Hei Matau Paua 601
1" 3/4 in x 1" in
Hei Matau is taonga (a cultural treasure). It represents not only our land, but also prosperity, fertility and safe passage over water. They also denote the importance of fishing to Māori, and their relationship to Tangaroa god of the sea. Hei Matau represent strength, good luck and safe travel across water.
The fish-hook shape of the hei matau finds its origins in Māori legend, which holds that the North Island of New Zealand was once a huge fish that was caught by the great mariner Maui using only a woven line and a hook made from the jawbone of his grandmother. The Māori name for the North island, Te Ika a Maui ("The fish of Maui") reflects this legend.
Pāua shells are recognized as taonga, or treasure, esteemed both as kaimoana --seafood and as a valued resource for traditional and contemporary arts and crafts. Pāua are frequently used to represent the eyes in Māori carvings and traditionally are associated with the stars or whetū, the symbolic eyes of ancestors that gaze down from the night sky.

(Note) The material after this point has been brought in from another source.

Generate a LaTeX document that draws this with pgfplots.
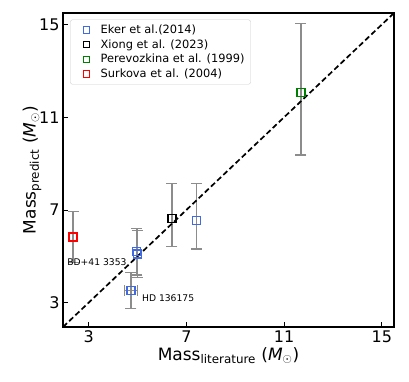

It is believed that a carving -- taonga -- which is worn with respect or given and received with love, takes on part of the spirit of those who wear or handle it. In this way it becomes a spiritual link between people spanning time and distance. A carving that has been worn by family or tribal members over many generations contains the spirit of all of those people and is truly a great and powerful treasure.